As the early modern period progressed, advances in military technology and organization changed this situation dramatically. The development of gunpowder weapons, particularly cannons and firearms, reduced the military advantage of the armored knights who formed the backbone of feudal armies. Large infantry forces equipped with firearms became more effective than smaller forces of mounted knights, and these larger armies required professional organization, training, and regular pay that only a centralized state could provide.
Monarchs who could afford to maintain permanent professional armies were no longer dependent on noble military support. This fundamentally shifted the balance of power in favor of the king. Furthermore, these professional armies could be used not only against foreign enemies but also to enforce royal authority within the kingdom itself, suppressing noble rebellions and keeping the population in line. As such, the rise of the professional army was one of the most important practical foundations of absolute monarchy, giving kings the military means to back up their claims to total authority. Rulers such as Louis XIV, who built the largest army in Europe during his reign, demonstrated how military power could be used to project and maintain absolute royal authority both at home and abroad.
CAUSES OF THE AGE OF ABSOLUTISM – SIGNIFICANCE
The causes of the Age of Absolutism were significant because they show that absolute monarchy did not emerge simply from the ambitions of individual rulers but from a broader set of changes that swept across European society over several centuries. The decline of feudalism, the weakening of the Church, the Reformation, the devastation of religious wars, and the development of professional armies all worked together to create the conditions in which absolute monarchy could take root and flourish. In reality, each of these causes removed one of the traditional checks on royal power that had existed during the Middle Ages, leaving monarchs freer to consolidate authority in their own hands than any previous generation of European rulers had been.

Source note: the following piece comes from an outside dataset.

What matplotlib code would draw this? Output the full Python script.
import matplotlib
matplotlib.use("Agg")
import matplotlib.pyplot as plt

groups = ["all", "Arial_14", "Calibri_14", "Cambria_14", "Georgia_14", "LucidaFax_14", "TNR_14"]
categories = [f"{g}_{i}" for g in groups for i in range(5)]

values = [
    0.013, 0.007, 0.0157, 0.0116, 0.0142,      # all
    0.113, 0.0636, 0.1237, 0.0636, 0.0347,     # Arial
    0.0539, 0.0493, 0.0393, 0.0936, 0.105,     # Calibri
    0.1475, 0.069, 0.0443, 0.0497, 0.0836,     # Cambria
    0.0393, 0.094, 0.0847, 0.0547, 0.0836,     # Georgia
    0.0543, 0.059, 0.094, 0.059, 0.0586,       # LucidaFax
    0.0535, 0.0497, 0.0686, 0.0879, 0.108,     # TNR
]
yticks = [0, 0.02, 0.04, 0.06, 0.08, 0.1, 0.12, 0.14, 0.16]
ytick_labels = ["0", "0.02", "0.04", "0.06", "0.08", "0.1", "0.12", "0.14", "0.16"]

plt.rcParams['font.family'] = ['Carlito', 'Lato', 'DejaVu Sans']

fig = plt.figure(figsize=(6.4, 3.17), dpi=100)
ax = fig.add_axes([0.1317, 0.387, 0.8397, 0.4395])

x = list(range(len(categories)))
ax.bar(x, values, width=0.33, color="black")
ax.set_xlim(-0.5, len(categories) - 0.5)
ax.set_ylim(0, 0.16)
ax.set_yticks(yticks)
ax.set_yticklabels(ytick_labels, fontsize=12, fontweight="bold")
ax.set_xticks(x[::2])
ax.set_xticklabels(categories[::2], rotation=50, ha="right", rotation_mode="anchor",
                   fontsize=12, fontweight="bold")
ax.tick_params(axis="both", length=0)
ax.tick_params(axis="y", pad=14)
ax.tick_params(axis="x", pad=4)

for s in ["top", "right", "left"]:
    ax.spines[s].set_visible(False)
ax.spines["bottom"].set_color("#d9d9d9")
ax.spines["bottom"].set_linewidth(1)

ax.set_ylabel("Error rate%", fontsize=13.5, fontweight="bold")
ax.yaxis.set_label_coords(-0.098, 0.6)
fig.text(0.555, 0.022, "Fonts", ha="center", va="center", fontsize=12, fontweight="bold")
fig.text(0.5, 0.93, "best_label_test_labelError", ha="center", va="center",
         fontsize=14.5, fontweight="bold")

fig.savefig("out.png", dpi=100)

Understanding these causes also helps explain why the Age of Absolutism eventually came to an end. Just as the conditions of the 16th and 17th centuries had created absolute monarchy, the changing conditions of the 18th century, including the spread of Enlightenment ideas, the growth of educated middle classes, and the mounting financial pressures produced by constant warfare, created the conditions for absolutism’s decline. As such, the causes of the Age of Absolutism are inseparable from the causes of the revolutions that eventually brought it to a close.